My questions: Is my machine learning? If so, what can I do to make it more accurate? If not, how can I make it learn?

回答1:

There are a few major issues with the code. Aaron has already identified some of them, but there's another important one: calculated_output and correct_answers are not the same shape, so you're creating a 2D matrix when you subtract them. (The shape of calculated_output is (100, 1) and the shape of correct_answers is (100).) So you need to adjust the shape (for example, by using tf.squeeze on calculated_output).

This problem also doesn't really require any non-linearities, so you could get by with no activations and only one layer. The following code gets a total error of about 6 (~0.06 error on average for each test point).
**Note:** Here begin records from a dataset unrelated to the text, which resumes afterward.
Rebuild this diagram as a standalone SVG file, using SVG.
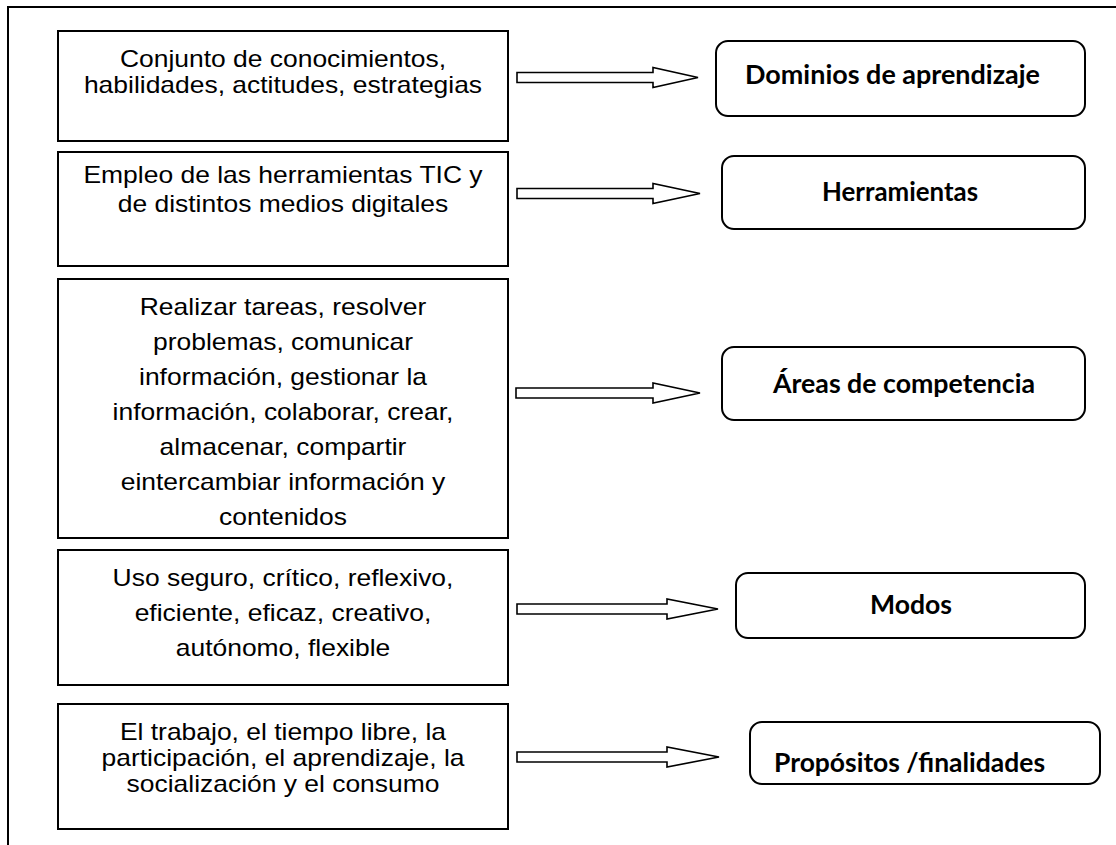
<svg xmlns="http://www.w3.org/2000/svg" width="1116" height="845" viewBox="0 0 1116 845">
<style>
.frame{fill:none;stroke:#000;stroke-width:2}
.lbox{fill:#fff;stroke:#000;stroke-width:2}
.rbox{fill:#fff;stroke:#000;stroke-width:2}
.arrow{fill:#fff;stroke:#000;stroke-width:1.6;stroke-linejoin:miter}
.lt{font-family:"Liberation Sans",Arial,sans-serif;font-size:23px;fill:#000;text-anchor:middle}
.rt{font-family:Lato,"Open Sans",sans-serif;font-weight:bold;font-size:26px;fill:#000}
</style>
<rect width="1116" height="845" fill="#fff"/>
<g id="frame">
<path class="frame" d="M8,845 V7 H1116"/>
</g>
<g id="n1">
<rect class="lbox" x="58" y="31" width="450" height="110"/>
<text class="lt" transform="matrix(1.15,0,0,1,283,0)"><tspan x="0" y="67">Conjunto de conocimientos,</tspan><tspan x="0" y="93">habilidades, actitudes, estrategias</tspan></text>
</g>
<g id="n2">
<rect class="lbox" x="58" y="152" width="450" height="114"/>
<text class="lt" transform="matrix(1.15,0,0,1,283,0)"><tspan x="0" y="183">Empleo de las herramientas TIC y</tspan><tspan x="0" y="212">de distintos medios digitales</tspan></text>
</g>
<g id="n3">
<rect class="lbox" x="58" y="279" width="450" height="259"/>
<text class="lt" transform="matrix(1.15,0,0,1,283,0)"><tspan x="0" y="315">Realizar tareas, resolver</tspan><tspan x="0" y="350">problemas, comunicar</tspan><tspan x="0" y="385">información, gestionar la</tspan><tspan x="0" y="420">información, colaborar, crear,</tspan><tspan x="0" y="455">almacenar, compartir</tspan><tspan x="0" y="490">eintercambiar información y</tspan><tspan x="0" y="525">contenidos</tspan></text>
</g>
<g id="n4">
<rect class="lbox" x="58" y="550" width="450" height="135"/>
<text class="lt" transform="matrix(1.15,0,0,1,283,0)"><tspan x="0" y="586">Uso seguro, crítico, reflexivo,</tspan><tspan x="0" y="621">eficiente, eficaz, creativo,</tspan><tspan x="0" y="656">autónomo, flexible</tspan></text>
</g>
<g id="n5">
<rect class="lbox" x="58" y="704" width="450" height="125"/>
<text class="lt" transform="matrix(1.15,0,0,1,283,0)"><tspan x="0" y="740">El trabajo, el tiempo libre, la</tspan><tspan x="0" y="766">participación, el aprendizaje, la</tspan><tspan x="0" y="792">socialización y el consumo</tspan></text>
</g>
<g id="r1">
<rect class="rbox" x="716" y="41" width="369" height="75" rx="12"/>
<text class="rt" x="745" y="84" textLength="295" lengthAdjust="spacingAndGlyphs">Dominios de aprendizaje</text>
</g>
<g id="r2">
<rect class="rbox" x="722" y="156" width="363" height="73" rx="12"/>
<text class="rt" x="822" y="201" textLength="156" lengthAdjust="spacingAndGlyphs">Herramientas</text>
</g>
<g id="r3">
<rect class="rbox" x="722" y="347" width="363" height="73" rx="12"/>
<text class="rt" x="773" y="393" textLength="262" lengthAdjust="spacingAndGlyphs">Áreas de competencia</text>
</g>
<g id="r4">
<rect class="rbox" x="736" y="573" width="349" height="65" rx="12"/>
<text class="rt" x="870" y="614" textLength="82" lengthAdjust="spacingAndGlyphs">Modos</text>
</g>
<g id="r5">
<rect class="rbox" x="750" y="722" width="350" height="62" rx="12"/>
<text class="rt" x="774" y="772" textLength="271" lengthAdjust="spacingAndGlyphs">Propósitos /finalidades</text>
</g>
<g id="connectors">
<path class="arrow" d="M517,72.5 H653 V67.5 L698,77.5 L653,87.5 V82.5 H517 Z"/>
<path class="arrow" d="M517,188.5 H653 V183.5 L700,193.5 L653,203.5 V198.5 H517 Z"/>
<path class="arrow" d="M516,388 H653 V383 L700,393 L653,403 V398 H516 Z"/>
<path class="arrow" d="M517,604 H667 V599 L718,609 L667,619 V614 H517 Z"/>
<path class="arrow" d="M517,752 H667 V747 L719,757 L667,767 V762 H517 Z"/>
</g>
</svg>
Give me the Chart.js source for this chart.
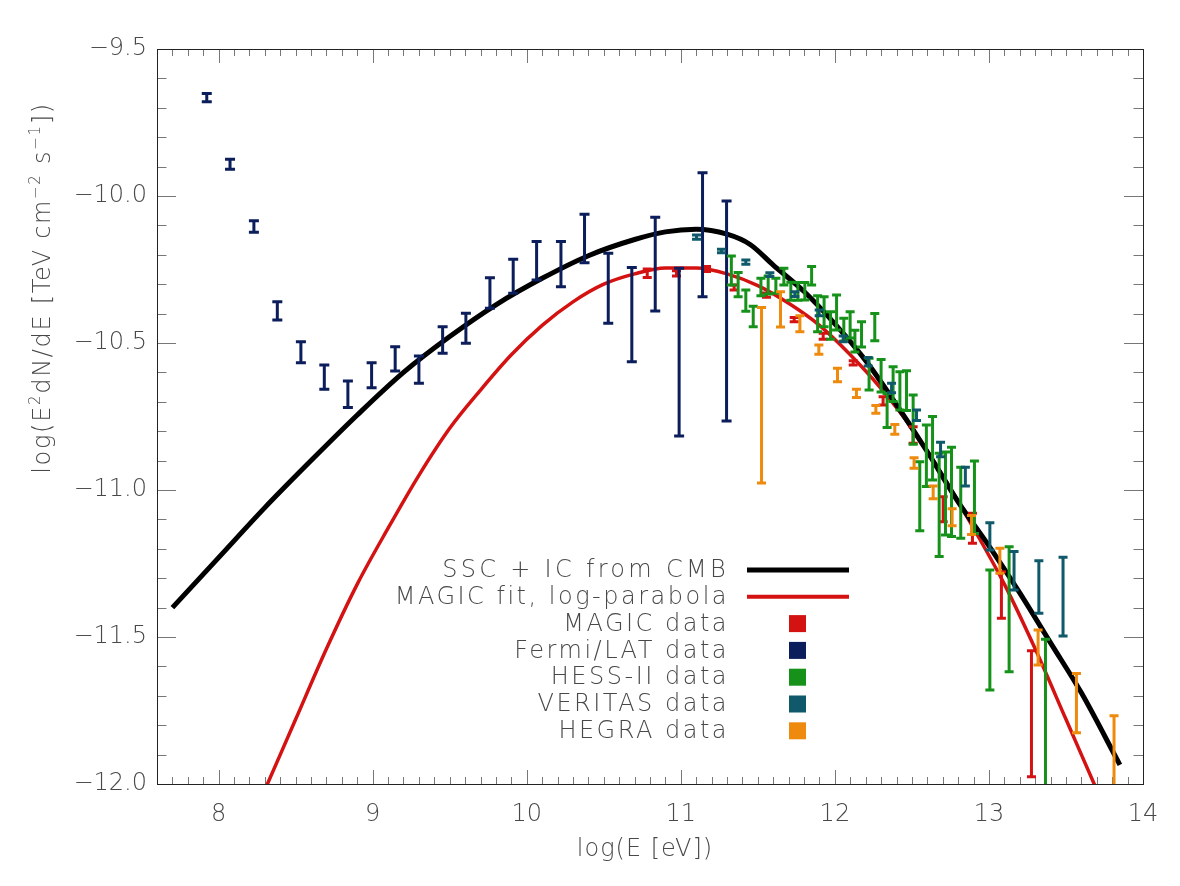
<!DOCTYPE html>
<html><head><meta charset="utf-8">
<script src="https://cdn.jsdelivr.net/npm/chart.js@4.4.0/dist/chart.umd.min.js"></script>
<style>html,body{margin:0;padding:0;background:#fff;}canvas{display:block;}</style>
</head><body>
<canvas id="c" width="1180" height="886"></canvas>
<script>
// ---- axis ticks ----
const xTickValues = [8, 9, 10, 11, 12, 13, 14];
const yTickValues = [-12.0, -11.5, -11.0, -10.5, -10.0, -9.5];

// ---- model curves ----
const sscX = [7.70, 8.00, 8.30, 8.60, 8.90, 9.20, 9.50, 9.80, 10.10, 10.40, 10.70, 10.90, 11.10, 11.30, 11.45, 11.60, 11.80, 12.00, 12.20, 12.40, 12.60, 12.80, 13.00, 13.20, 13.40, 13.60, 13.85];
const sscY = [-11.40, -11.23, -11.06, -10.90, -10.745, -10.60, -10.478, -10.37, -10.28, -10.203, -10.148, -10.122, -10.113, -10.13, -10.165, -10.235, -10.325, -10.435, -10.56, -10.71, -10.87, -11.04, -11.19, -11.35, -11.52, -11.69, -11.935];

const fitX = [8.30, 8.50, 8.70, 8.90, 9.10, 9.30, 9.50, 9.70, 9.90, 10.10, 10.30, 10.50, 10.70, 10.90, 11.10, 11.30, 11.50, 11.70, 11.90, 12.10, 12.30, 12.50, 12.70, 12.90, 13.10, 13.30, 13.50, 13.70];
const fitY = [-12.02, -11.78, -11.54, -11.32, -11.13, -10.95, -10.79, -10.66, -10.54, -10.44, -10.36, -10.30, -10.265, -10.245, -10.245, -10.265, -10.305, -10.365, -10.44, -10.54, -10.655, -10.79, -10.95, -11.13, -11.32, -11.54, -11.78, -12.02];

// ---- data: x, upper end, lower end of each error bar ----
const magicX  = [10.782, 10.972, 11.167, 11.346, 11.556, 11.736, 11.924, 12.119, 12.313, 12.508, 12.703, 12.893, 13.081, 13.276];
const magicHi = [-10.248, -10.254, -10.240, -10.303, -10.330, -10.413, -10.467, -10.560, -10.683, -10.785, -11.023, -11.079, -11.278, -11.547];
const magicLo = [-10.277, -10.272, -10.257, -10.320, -10.344, -10.428, -10.487, -10.575, -10.711, -10.841, -11.108, -11.181, -11.436, -11.975];

const fermiX  = [7.923, 8.074, 8.229, 8.381, 8.534, 8.686, 8.839, 8.993, 9.146, 9.300, 9.454, 9.605, 9.761, 9.912, 10.064, 10.222, 10.375, 10.529, 10.682, 10.834, 10.989, 11.141, 11.297];
const fermiHi = [-9.651, -9.875, -10.084, -10.360, -10.496, -10.575, -10.629, -10.567, -10.513, -10.544, -10.445, -10.399, -10.278, -10.215, -10.155, -10.155, -10.062, -10.195, -10.243, -10.072, -10.246, -9.921, -10.017];
const fermiLo = [-9.679, -9.909, -10.123, -10.422, -10.567, -10.657, -10.719, -10.652, -10.595, -10.637, -10.535, -10.501, -10.382, -10.331, -10.286, -10.309, -10.227, -10.433, -10.564, -10.391, -10.816, -10.343, -10.765];

const hessX  = [11.328, 11.372, 11.422, 11.470, 11.520, 11.567, 11.617, 11.669, 11.714, 11.760, 11.805, 11.849, 11.888, 11.930, 11.972, 12.011, 12.058, 12.099, 12.130, 12.173, 12.222, 12.259, 12.300, 12.339, 12.378, 12.422, 12.465, 12.508, 12.551, 12.594, 12.634, 12.677, 12.718, 12.757, 12.817, 12.906, 13.006, 13.131, 13.367];
const hessHi = [-10.204, -10.260, -10.320, -10.375, -10.280, -10.272, -10.280, -10.246, -10.293, -10.294, -10.294, -10.240, -10.339, -10.343, -10.394, -10.337, -10.416, -10.394, -10.457, -10.428, -10.552, -10.400, -10.556, -10.672, -10.581, -10.598, -10.594, -10.677, -10.904, -10.779, -10.750, -10.875, -10.871, -10.855, -10.923, -10.901, -11.272, -11.193, -11.508];
const hessLo = [-10.303, -10.343, -10.392, -10.445, -10.339, -10.333, -10.331, -10.303, -10.355, -10.355, -10.354, -10.303, -10.462, -10.445, -10.487, -10.456, -10.493, -10.483, -10.531, -10.514, -10.660, -10.492, -10.667, -10.787, -10.699, -10.728, -10.730, -10.844, -11.139, -10.988, -10.966, -11.226, -11.153, -11.158, -11.164, -11.148, -11.680, -11.618, -12.050];

const veritasX  = [11.102, 11.264, 11.422, 11.578, 11.740, 11.898, 12.054, 12.216, 12.368, 12.530, 12.686, 12.847, 13.006, 13.163, 13.324, 13.481];
const veritasHi = [-10.133, -10.181, -10.218, -10.261, -10.326, -10.388, -10.476, -10.549, -10.637, -10.728, -10.838, -10.923, -11.111, -11.209, -11.241, -11.229];
const veritasLo = [-10.147, -10.193, -10.232, -10.274, -10.342, -10.407, -10.496, -10.578, -10.669, -10.764, -10.887, -10.986, -11.204, -11.340, -11.419, -11.497];

const hegraX  = [11.524, 11.647, 11.773, 11.896, 12.017, 12.140, 12.266, 12.389, 12.514, 12.638, 12.761, 12.887, 13.071, 13.319, 13.568, 13.812];
const hegraHi = [-10.379, -10.326, -10.407, -10.507, -10.586, -10.657, -10.713, -10.777, -10.890, -10.986, -11.064, -11.087, -11.198, -11.476, -11.624, -11.768];
const hegraLo = [-10.976, -10.446, -10.462, -10.538, -10.632, -10.685, -10.739, -10.810, -10.926, -11.030, -11.122, -11.151, -11.283, -11.595, -11.826, -12.050];

// ---- legend ----
const legendLabels = ['SSC + IC from CMB', 'MAGIC fit, log-parabola', 'MAGIC data', 'Fermi/LAT data', 'HESS-II data', 'VERITAS data', 'HEGRA data'];
const legendColors = ['#000000', '#d41212', '#d41212', '#0b1d5a', '#16921a', '#0f596a', '#ee8a0e'];
const legendKinds  = ['line', 'line', 'box', 'box', 'box', 'box', 'box'];

const xTitle = 'log(E [eV])';
const yTitleParts = [['log(E', 0], ['2', 1], ['dN/dE [TeV cm', 0], ['\u22122', 1], [' s', 0], ['\u22121', 1], ['])', 0]];

const FONT = '"DejaVu Sans", "Liberation Sans", sans-serif';
const TEXT = '#484848';

function pts(xs, ys) { return xs.map((v, i) => ({x: v, y: ys[i]})); }
function bars(xs, hi, lo) { return xs.map((v, i) => ({x: v, y: hi[i], yLo: lo[i]})); }

const framePlugin = {
  id: 'frame',
  beforeDatasetsDraw(chart) {
    const {ctx, chartArea: a, scales: {x, y}} = chart;
    ctx.save();
    ctx.strokeStyle = '#777';
    ctx.lineWidth = 1;
    ctx.beginPath();
    for (let k = 76; k <= 140; k++) {
      const v = k / 10, major = (k % 10 === 0);
      const px = Math.round(x.getPixelForValue(v)) + 0.5, L = major ? 14 : 7;
      ctx.moveTo(px, a.bottom); ctx.lineTo(px, a.bottom - L);
      ctx.moveTo(px, a.top); ctx.lineTo(px, a.top + L);
    }
    for (let k = -120; k <= -95; k++) {
      const v = k / 10, major = (k % 5 === 0);
      const py = Math.round(y.getPixelForValue(v)) + 0.5, L = major ? 19 : 9.5;
      ctx.moveTo(a.left, py); ctx.lineTo(a.left + L, py);
      ctx.moveTo(a.right, py); ctx.lineTo(a.right - L, py);
    }
    ctx.stroke();
    ctx.strokeStyle = '#222';
    ctx.strokeRect(Math.round(a.left) + 0.5, Math.round(a.top) + 0.5, Math.round(a.right - a.left), Math.round(a.bottom - a.top));
    ctx.restore();
  }
};

const errPlugin = {
  id: 'errbars',
  afterDatasetsDraw(chart) {
    const {ctx, chartArea: a, scales: {x, y}} = chart;
    ctx.save();
    ctx.beginPath(); ctx.rect(a.left, a.top, a.right - a.left, a.bottom - a.top); ctx.clip();
    chart.data.datasets.forEach(ds => {
      if (!ds.errorBars) return;
      ctx.strokeStyle = ds.borderColor; ctx.lineWidth = 3; ctx.lineCap = 'butt';
      ds.data.forEach(p => {
        const px = x.getPixelForValue(p.x), p1 = y.getPixelForValue(p.y), p2 = y.getPixelForValue(p.yLo);
        const w = ds.capHalf;
        ctx.beginPath();
        ctx.moveTo(px, p1); ctx.lineTo(px, p2);
        ctx.moveTo(px - w, p1); ctx.lineTo(px + w, p1);
        ctx.moveTo(px - w, p2); ctx.lineTo(px + w, p2);
        ctx.stroke();
      });
    });
    ctx.restore();
  }
};

const textPlugin = {
  id: 'texts',
  afterDraw(chart) {
    const {ctx} = chart;
    ctx.save();
    ctx.fillStyle = TEXT;
    // x title
    ctx.font = '200 24px ' + FONT;
    ctx.textAlign = 'center'; ctx.textBaseline = 'middle';
    ctx.letterSpacing = '1px';
    ctx.fillText(xTitle, 645, 850);
    // y title (rotated, with superscripts)
    ctx.translate(41, 288);
    ctx.rotate(-Math.PI / 2);
    ctx.textAlign = 'left'; ctx.textBaseline = 'alphabetic';
    ctx.letterSpacing = '1.7px';
    const sizes = [24, 15];
    let total = 0;
    yTitleParts.forEach(([t, s]) => { ctx.font = '200 ' + sizes[s] + 'px ' + FONT; total += ctx.measureText(t).width; });
    let cx = -total / 2;
    yTitleParts.forEach(([t, s]) => {
      ctx.font = '200 ' + sizes[s] + 'px ' + FONT;
      ctx.fillText(t, cx, s ? -1 : 9);
      cx += ctx.measureText(t).width;
    });
    ctx.restore();

    // legend
    ctx.save();
    ctx.font = '200 24px ' + FONT;
    ctx.textAlign = 'right'; ctx.textBaseline = 'middle';
    legendLabels.forEach((lab, i) => {
      const yy = 570 + i * 26.8;
      ctx.letterSpacing = i === 0 ? '3.3px' : '2.5px';
      ctx.fillStyle = TEXT;
      ctx.fillText(lab, 729, yy + 1);
      if (legendKinds[i] === 'line') {
        ctx.strokeStyle = legendColors[i]; ctx.lineWidth = i === 0 ? 5 : 4;
        ctx.beginPath(); ctx.moveTo(747, yy); ctx.lineTo(849, yy); ctx.stroke();
      } else {
        ctx.fillStyle = legendColors[i];
        ctx.fillRect(789, yy - 8.5, 17, 17);
      }
    });
    ctx.restore();
  }
};

const chart = new Chart(document.getElementById('c'), {
  data: {
    datasets: [
      {type: 'line', data: pts(sscX, sscY), borderColor: '#000', borderWidth: 5, pointRadius: 0, cubicInterpolationMode: 'monotone', fill: false},
      {type: 'line', data: pts(fitX, fitY), borderColor: '#d41212', borderWidth: 3.5, pointRadius: 0, cubicInterpolationMode: 'monotone', fill: false},
      {type: 'scatter', data: bars(magicX, magicHi, magicLo), borderColor: legendColors[2], pointRadius: 0, errorBars: true, capHalf: 4.5},
      {type: 'scatter', data: bars(fermiX, fermiHi, fermiLo), borderColor: legendColors[3], pointRadius: 0, errorBars: true, capHalf: 5},
      {type: 'scatter', data: bars(hessX, hessHi, hessLo), borderColor: legendColors[4], pointRadius: 0, errorBars: true, capHalf: 4.5},
      {type: 'scatter', data: bars(veritasX, veritasHi, veritasLo), borderColor: legendColors[5], pointRadius: 0, errorBars: true, capHalf: 4.5},
      {type: 'scatter', data: bars(hegraX, hegraHi, hegraLo), borderColor: legendColors[6], pointRadius: 0, errorBars: true, capHalf: 4.5}
    ]
  },
  options: {
    responsive: false,
    animation: false,
    layout: {padding: {left: 0, top: 49, right: 37, bottom: 0}},
    plugins: {legend: {display: false}, tooltip: {enabled: false}},
    scales: {
      x: {
        type: 'linear', min: 7.6, max: 14.0,
        afterBuildTicks: s => { s.ticks = xTickValues.map(v => ({value: v})); },
        afterFit: s => { s.height = 102; },
        grid: {display: false, drawTicks: false},
        border: {display: false},
        ticks: {font: {family: FONT, size: 24, weight: '200'}, color: TEXT, padding: 16, maxRotation: 0, autoSkip: false, callback: v => String(v)}
      },
      y: {
        type: 'linear', min: -12.0, max: -9.5,
        afterBuildTicks: s => { s.ticks = yTickValues.map(v => ({value: v})); },
        afterFit: s => { s.width = 157; },
        grid: {display: false, drawTicks: false},
        border: {display: false},
        ticks: {font: {family: FONT, size: 24, weight: '200'}, color: TEXT, padding: 10, autoSkip: false, callback: v => '\u2212' + Math.abs(v).toFixed(1)}
      }
    }
  },
  plugins: [framePlugin, errPlugin, textPlugin]
});
</script>
</body></html>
Hope that helps!

import tensorflow as tf
import numpy as np


# Teach how to multiply
def generate_data(how_many):
    data = np.random.rand(how_many, 2)
    answers = data[:, 0] * data[:, 1]
    return data, answers


sess = tf.InteractiveSession()

input_data = tf.placeholder(tf.float32, shape=[None, 2])
correct_answers = tf.placeholder(tf.float32, shape=[None])

weights_1 = tf.Variable(tf.truncated_normal([2, 1], stddev=.1))
bias_1 = tf.Variable(.0)

output_layer = tf.matmul(input_data, weights_1) + bias_1

mean_squared = tf.reduce_mean(tf.square(correct_answers - tf.squeeze(output_layer)))
optimizer = tf.train.GradientDescentOptimizer(.1).minimize(mean_squared)

sess.run(tf.initialize_all_variables())

for i in range(1000):
    x, y = generate_data(100)
    sess.run(optimizer, feed_dict={input_data: x, correct_answers: y})

error = tf.reduce_sum(tf.abs(tf.squeeze(output_layer) - correct_answers))

x, y = generate_data(100)
print("Total Error: ", error.eval(feed_dict={input_data: x, correct_answers: y}))


回答2:

The way you are using softmax is weird. Softmax is normally used when you want to have a probability distribution over a set of classes. In your code it looks like you have a one dimensional output. The softmax is not helping you there.

The cross entropy loss function is appropriate in classification problems but you are doing regression. You should try using a mean squared error loss function instead.